This week’s progress is represented by the simple list below that shows which issues of the Equity contain information about Alonzo Wright.
Alonzo Wright
83471_1883-10-25
83471_1884-11-27
83471_1885-01-22
83471_1885-07-16
83471_1886-03-18
83471_1894-01-11
83471_1898-09-01
83471_1900-03-29
The list is generated from a database containing all of the entities found in the Equity that I have processed so far. Here is the select statement:
Select entities_people.name, source_documents.source_document_name, source_documents.source_document_base_url, source_documents.source_document_file_extension_1 from entities_people left join people_x_sourcedocuments on entities_people.id_entities_person = people_x_sourcedocuments.id_entities_person left join source_documents on people_x_sourcedocuments.id_source_document = source_documents.id_source_document where entities_people.name = "Alonzo Wright" group by source_documents.source_document_name order by entities_people.name
Currently I am processing issue 981 of the Equity published on 21 March, 1901 and each issue takes several minutes of processing time. Although I have more than 5000 more issues to go before I meet my processing goal this is solid progress compared to earlier this week.
Overcoming memory issues.
I had a sticky problem where my R Equity processing program would stop due to memory errors after processing only a few editions. Given I want to process about 6000 editions, it would be beyond tedious to restart the program after each error.
I modified the database and program to store a processing status so that the program could pick up after the last edition it finished rather than starting at the first edition each time and this was successful, but it wasn’t a fix.
Since I was dealing with this error:
Error in .jnew("opennlp.tools.namefind.TokenNameFinderModel", .jcast(.jnew("java.io.FileInputStream", :
java.lang.OutOfMemoryError: GC overhead limit exceeded
I tried to reduce the amount of garbage collection/GC that Java was doing. I removed some of the dbClearResult(rs) statements with the theory that this was causing the underlying Java to do garbage collection and this seemed to to work better.
Later I got another error message:
java.lang.OutOfMemoryError: Java heap space
So I upped my memory usage here:
options(java.parameters = "-Xmx4096m")
Per this article: I tried this:
options(java.parameters = "-Xms4096m -Xmx4096m")
I still got “java.lang.OutOfMemoryError: GC overhead limit exceeded”.
I commented out all of the output to html files which was part of the original program. This seemed to improved processing.
#outputFilePeopleHtml <- "equityeditions_people.html" #outputFilePeopleHtmlCon<-file(outputFilePeopleHtml, open = "w")

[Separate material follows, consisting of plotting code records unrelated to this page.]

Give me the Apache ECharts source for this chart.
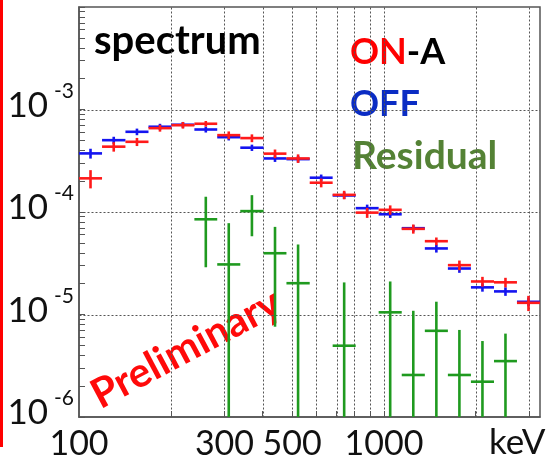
<!DOCTYPE html>
<html>
<head>
<meta charset="utf-8">
<script src="https://cdn.jsdelivr.net/npm/echarts@6/dist/echarts.min.js"></script>
<style>
  html, body { margin: 0; padding: 0; background: #ffffff; }
  #chart { width: 549px; height: 464px; }
</style>
</head>
<body>
<div id="chart"></div>
<script>
// Energy bin edges (keV), 20 log-spaced bins
const binEdges = [100, 119, 142, 169, 201, 239, 284, 338, 403, 479, 571,
                  679, 808, 961, 1144, 1362, 1621, 1929, 2296, 2731, 3250];

// ON-A spectrum (red)
const onValues = [2.13e-4, 4.34e-4, 4.84e-4, 6.58e-4, 7.03e-4, 7.26e-4, 5.62e-4, 5.26e-4, 3.71e-4, 3.33e-4,
                  1.93e-4, 1.47e-4, 9.86e-5, 1.05e-4, 6.85e-5, 5.19e-5, 3.03e-5, 2.10e-5, 2.06e-5, 1.30e-5];
const onErrors = [4.3e-5, 4.6e-5, 4.4e-5, 5.0e-5, 5.2e-5, 4.6e-5, 4.9e-5, 4.6e-5, 3.6e-5, 3.2e-5,
                  1.9e-5, 1.4e-5, 1.1e-5, 1.1e-5, 7.0e-6, 4.5e-6, 3.3e-6, 2.3e-6, 2.2e-6, 2.2e-6];

// OFF spectrum (blue)
const offValues = [3.73e-4, 5.02e-4, 6.06e-4, 6.79e-4, 7.10e-4, 6.38e-4, 5.37e-4, 4.24e-4, 3.33e-4, 3.28e-4,
                   2.16e-4, 1.45e-4, 1.09e-4, 9.5e-5, 6.95e-5, 4.41e-5, 2.81e-5, 1.84e-5, 1.68e-5, 1.33e-5];
const offErrors = [4.1e-5, 4.0e-5, 4.5e-5, 4.6e-5, 4.6e-5, 4.2e-5, 3.8e-5, 3.0e-5, 2.5e-5, 2.4e-5,
                   1.6e-5, 1.1e-5, 9.0e-6, 7.5e-6, 5.3e-6, 3.9e-6, 2.6e-6, 1.7e-6, 1.6e-6, 1.3e-6];

// Residual (green); null where the residual is not positive
const resValues = [null, null, null, null, null, 8.49e-5, 3.08e-5, 1.02e-4, 3.96e-5, 2.02e-5,
                   null, 4.96e-6, null, 1.05e-5, 2.57e-6, 6.93e-6, 2.57e-6, 2.21e-6, 3.51e-6, null];
const resErrors = [null, null, null, null, null, 5.6e-5, 4.7e-5, 4.4e-5, 3.2e-5, 2.8e-5,
                   null, 1.56e-5, null, 1.05e-5, 8.3e-6, 6.4e-6, 4.5e-6, 3.3e-6, 3.0e-6, null];

// Axis ranges, tick labels and grid positions
const xRange = [100, 3250];
const yRange = [1e-6, 1e-2];
const xTickLabels = [100, 300, 500, 1000];
const xGridValues = [200, 300, 400, 500, 600, 700, 800, 900, 1000, 2000, 3000];
const yTickLabels = [1e-6, 1e-5, 1e-4, 1e-3];
const yGridValues = [1e-5, 1e-4, 1e-3];

const FONT = 'Lato, "Open Sans", sans-serif';

// minor ticks on the log y axis: 1..9 x each decade
const yMinorTicks = [];
for (let e = -6; e < -2; e++) {
  for (let m = 1; m <= 9; m++) yMinorTicks.push(+(m + 'e' + e));
}
yMinorTicks.push(1e-2);

function binData(values, errors) {
  const out = [];
  for (let i = 0; i < values.length; i++) {
    if (values[i] == null) continue;
    out.push([binEdges[i], binEdges[i + 1], values[i], errors[i]]);
  }
  return out;
}

// Draws a histogram point: horizontal bar across the bin, vertical error bar at bin centre
function errorBarRenderer(color) {
  return function (params, api) {
    const lo = api.value(0), hi = api.value(1), v = api.value(2), s = api.value(3);
    const c = Math.sqrt(lo * hi);
    const pL = api.coord([lo, v]);
    const pR = api.coord([hi, v]);
    const pT = api.coord([c, v + s]);
    const pB = api.coord([c, Math.max(v - s, yRange[0])]);
    const style = { stroke: color, lineWidth: 2.6 };
    return {
      type: 'group',
      children: [
        { type: 'line', shape: { x1: pL[0], y1: pL[1], x2: pR[0], y2: pR[1] }, style: style },
        { type: 'line', shape: { x1: pT[0], y1: pT[1], x2: pB[0], y2: pB[1] }, style: style }
      ]
    };
  };
}

// Dotted grid line: vertical for kind 0 (x value), horizontal for kind 1 (y value)
function gridLineRenderer(params, api) {
  const kind = api.value(0), v = api.value(1);
  let p1, p2;
  if (kind === 0) {
    p1 = api.coord([v, yRange[0]]);
    p2 = api.coord([v, yRange[1]]);
  } else {
    p1 = api.coord([xRange[0], v]);
    p2 = api.coord([xRange[1], v]);
  }
  return {
    type: 'line',
    shape: { x1: Math.round(p1[0]) + 0.5, y1: Math.round(p1[1]) + 0.5, x2: Math.round(p2[0]) + 0.5, y2: Math.round(p2[1]) + 0.5 },
    style: { stroke: '#555', lineWidth: 1, lineDash: [2, 2] }
  };
}

const gridLineData = xGridValues.map(function (v) { return [0, v]; })
  .concat(yGridValues.map(function (v) { return [1, v]; }));

const chart = echarts.init(document.getElementById('chart'), null, { renderer: 'canvas' });

const option = {
  animation: false,
  backgroundColor: '#ffffff',
  grid: {
    left: 79, right: 9, top: 7, bottom: 47,
    show: true, borderColor: '#555', borderWidth: 1.5, backgroundColor: 'transparent'
  },
  xAxis: {
    type: 'log', logBase: 10, min: xRange[0], max: xRange[1],
    axisLine: { show: true, lineStyle: { color: '#555', width: 1.5 } },
    axisTick: { show: true, inside: true, length: 6, customValues: xGridValues, lineStyle: { color: '#555' } },
    splitLine: { show: false },
    axisLabel: {
      customValues: xTickLabels, margin: 10, color: '#111',
      fontFamily: FONT, fontSize: 34,
      formatter: function (v) { return String(Math.round(v)); }
    }
  },
  yAxis: {
    type: 'log', logBase: 10, min: yRange[0], max: yRange[1],
    axisLine: { show: true, lineStyle: { color: '#555', width: 1.5 } },
    axisTick: { show: true, inside: true, length: 6, customValues: yMinorTicks, lineStyle: { color: '#555' } },
    splitLine: { show: false },
    axisLabel: {
      customValues: yTickLabels, margin: 5, padding: [0, 0, 8, 0],
      formatter: function (v) {
        return '{b|10}{s|' + Math.round(Math.log10(v)) + '}';
      },
      rich: {
        b: { fontFamily: FONT, fontSize: 35, color: '#111', lineHeight: 50, verticalAlign: 'middle' },
        s: { fontFamily: FONT, fontSize: 21, color: '#111', verticalAlign: 'top', padding: [0, 0, 0, 6] }
      }
    }
  },
  series: [
    {
      name: 'grid', type: 'custom', silent: true, clip: true,
      renderItem: gridLineRenderer,
      encode: { x: -1, y: -1 },
      data: gridLineData
    },
    {
      name: 'OFF', type: 'custom', clip: true,
      renderItem: errorBarRenderer('#1414f0'),
      encode: { x: [0, 1], y: [2] },
      data: binData(offValues, offErrors)
    },
    {
      name: 'ON-A', type: 'custom', clip: true,
      renderItem: errorBarRenderer('#ff1a1a'),
      encode: { x: [0, 1], y: [2] },
      data: binData(onValues, onErrors)
    },
    {
      name: 'Residual', type: 'custom', clip: true,
      renderItem: errorBarRenderer('#1f9a1f'),
      encode: { x: [0, 1], y: [2] },
      data: binData(resValues, resErrors)
    }
  ],
  graphic: [
    { type: 'rect', shape: { x: 0, y: 0, width: 3, height: 447 }, style: { fill: '#ff0000' } },
    {
      type: 'text', x: 94, y: 41,
      style: { text: 'spectrum', font: 'bold 40px ' + FONT, fill: '#000', textAlign: 'left', textVerticalAlign: 'middle' }
    },
    {
      type: 'text', x: 350, y: 52,
      style: {
        text: '{r|ON}{k|-A}', textAlign: 'left', textVerticalAlign: 'middle',
        rich: {
          r: { font: 'bold 36px ' + FONT, fill: '#ff0000', color: '#ff0000' },
          k: { font: 'bold 36px ' + FONT, fill: '#000000', color: '#000000' }
        }
      }
    },
    {
      type: 'text', x: 350, y: 104,
      style: { text: 'OFF', font: 'bold 36px ' + FONT, fill: '#0a2cc4', textAlign: 'left', textVerticalAlign: 'middle' }
    },
    {
      type: 'text', x: 352, y: 156,
      style: { text: 'Residual', font: 'bold 39px ' + FONT, fill: '#548235', textAlign: 'left', textVerticalAlign: 'middle' }
    },
    {
      type: 'text', x: 186, y: 349, rotation: 28 * Math.PI / 180,
      style: { text: 'Preliminary', font: 'bold 41px ' + FONT, fill: '#ff0a0a', textAlign: 'center', textVerticalAlign: 'middle' }
    },
    {
      type: 'text', x: 489, y: 443,
      style: { text: 'keV', font: '35px ' + FONT, fill: '#111', textAlign: 'left', textVerticalAlign: 'middle' }
    }
  ]
};

chart.setOption(option);
</script>
</body>
</html>
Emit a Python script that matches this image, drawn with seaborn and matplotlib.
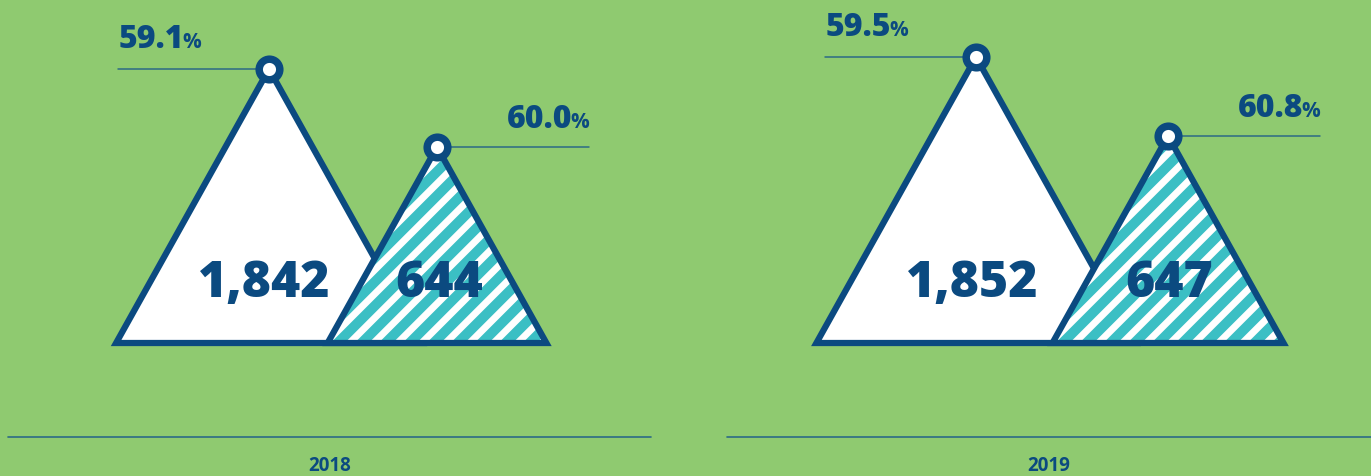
import numpy as np
import pandas as pd
import matplotlib
matplotlib.use("Agg")
import matplotlib.pyplot as plt
from matplotlib.patches import Polygon
import seaborn as sns

# ---------------- data ----------------
years = ["2018", "2019"]
total_counts = [1842, 1852]
sub_counts = [644, 647]
total_pct = [59.1, 59.5]
sub_pct = [60.0, 60.8]

# ---------------- layout / style ----------------
W, H = 1371, 477
BG = "#8fca70"
NAVY = "#0b4a80"
TEAL = "#3bbfc4"
THIN = "#2c6a86"
base_y = 344
slope = 0.558           # half-width / height of each triangle
white_apex_x = [269, 976]
white_height = [274, 286]
teal_apex_x = [437, 1168]
teal_height = [196, 207]
num_white_x = [264, 972]
num_teal_x = [439, 1169]
num_baseline = 297
bottom_line = [(8, 651), (727, 1371)]
bottom_y = 438
year_y = 466
HEAVY = 800

sns.set_theme(style="white")
plt.rcParams["font.family"] = ["Open Sans", "DejaVu Sans"]

fig = plt.figure(figsize=(W / 100, H / 100), dpi=100)
fig.patch.set_facecolor(BG)
ax = fig.add_axes([0, 0, 1, 1])
ax.set_facecolor(BG)
ax.set_xlim(0, W)
ax.set_ylim(H, 0)
ax.axis("off")


def tri(ax_x, h):
    top = base_y - h
    hw = h * slope
    return [(ax_x - hw, base_y), (ax_x, top), (ax_x + hw, base_y)]


apex_rows = []
for i in range(len(years)):
    # white triangle
    wpts = tri(white_apex_x[i], white_height[i])
    ax.add_patch(Polygon(wpts, closed=True, facecolor="white", edgecolor=NAVY,
                         linewidth=4.5, joinstyle="miter", zorder=2))
    # teal striped triangle
    tpts = tri(teal_apex_x[i], teal_height[i])
    tpoly = Polygon(tpts, closed=True, facecolor=TEAL, edgecolor="none", zorder=3)
    ax.add_patch(tpoly)
    x0 = tpts[0][0] - 300
    for c in np.arange(x0, tpts[2][0] + 20, 24):
        ln, = ax.plot([c, c + 400], [base_y + 10, base_y + 10 - 400], color="white",
                      lw=5.0, solid_capstyle="butt", zorder=3.5)
        ln.set_clip_path(tpoly)
    ax.add_patch(Polygon(tpts, closed=True, facecolor="none", edgecolor=NAVY,
                         linewidth=4.5, joinstyle="miter", zorder=4))

    wtop = base_y - white_height[i]
    ttop = base_y - teal_height[i]
    apex_rows.append({"x": white_apex_x[i], "y": wtop})
    apex_rows.append({"x": teal_apex_x[i], "y": ttop})

    # connector lines
    ax.plot([white_apex_x[i] - 151, white_apex_x[i]], [wtop, wtop], color=THIN, lw=1.1, zorder=1)
    ax.plot([teal_apex_x[i], teal_apex_x[i] + 152], [ttop, ttop], color=THIN, lw=1.1, zorder=1)

    # counts
    ax.text(num_white_x[i], num_baseline, f"{total_counts[i]:,}", ha="center", va="baseline",
            fontsize=36, fontweight=HEAVY, color=NAVY, zorder=6)
    ax.text(num_teal_x[i], num_baseline, f"{sub_counts[i]:,}", ha="center", va="baseline",
            fontsize=36, fontweight=HEAVY, color=NAVY, zorder=6)

    # bottom rule + year
    ax.plot(list(bottom_line[i]), [bottom_y, bottom_y], color=THIN, lw=1.2)
    ax.text(sum(bottom_line[i]) / 2, year_y, years[i], ha="center", va="center",
            fontsize=13.5, fontweight="bold", color=NAVY)

apex_df = pd.DataFrame(apex_rows)
sns.scatterplot(data=apex_df, x="x", y="y", ax=ax, s=220, marker="o",
                facecolor="white", edgecolor=NAVY, linewidth=5.4, zorder=7, legend=False)
ax.set_xlim(0, W)
ax.set_ylim(H, 0)
ax.axis("off")

# percentage labels (big number + small %)
fig.canvas.draw()
renderer = fig.canvas.get_renderer()
inv = ax.transData.inverted()
for i in range(len(years)):
    wtop = base_y - white_height[i]
    ttop = base_y - teal_height[i]
    # left label: left aligned
    bl = wtop - 22
    t = ax.text(white_apex_x[i] - 150, bl, f"{total_pct[i]:.1f}", ha="left", va="baseline",
                fontsize=23, fontweight=HEAVY, color=NAVY)
    bb = t.get_window_extent(renderer)
    xe = inv.transform((bb.x1, 0))[0]
    ax.text(xe - 2, bl, "%", ha="left", va="baseline", fontsize=15, fontweight="bold", color=NAVY)
    # right label: right aligned to line end
    bl2 = ttop - 20
    p = ax.text(teal_apex_x[i] + 152, bl2, "%", ha="right", va="baseline",
                fontsize=15, fontweight="bold", color=NAVY)
    bb = p.get_window_extent(renderer)
    xs = inv.transform((bb.x0, 0))[0]
    ax.text(xs + 2, bl2, f"{sub_pct[i]:.1f}", ha="right", va="baseline",
            fontsize=23, fontweight=HEAVY, color=NAVY)

fig.savefig("out.png", dpi=100, facecolor=BG)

These files were large, maybe too large. Also, with the re-starting of the program, they were incomplete because they only had results from the most recent run of the program. To generate output files, I’ll write a new program to extract the data from the database after all the editions are processed.
After all that though, I still had memory errors and my trial and error fixes were providing only marginal improvement if any real improvement at all.
Forcing garbage collection
Per this article, I added this command to force garbage collection in java and free up memory.
gc()
But I still got out of memory errors. I then changed the program to remove all but essential objects from memory and force garbage collection after each edition is processed:
objectsToKeep<-c("localuserpassword","inputCon", "mydb", "urlLine", "entities", "printAndStoreEntities" ) rm(list=setdiff(ls(),objectsToKeep )) gc()
After doing this the processing program has been running for several hours now and has not stopped. So far, this has been the best improvement. The processing program has just passed March 1902 and it has stored its 61,906th person entity into the database.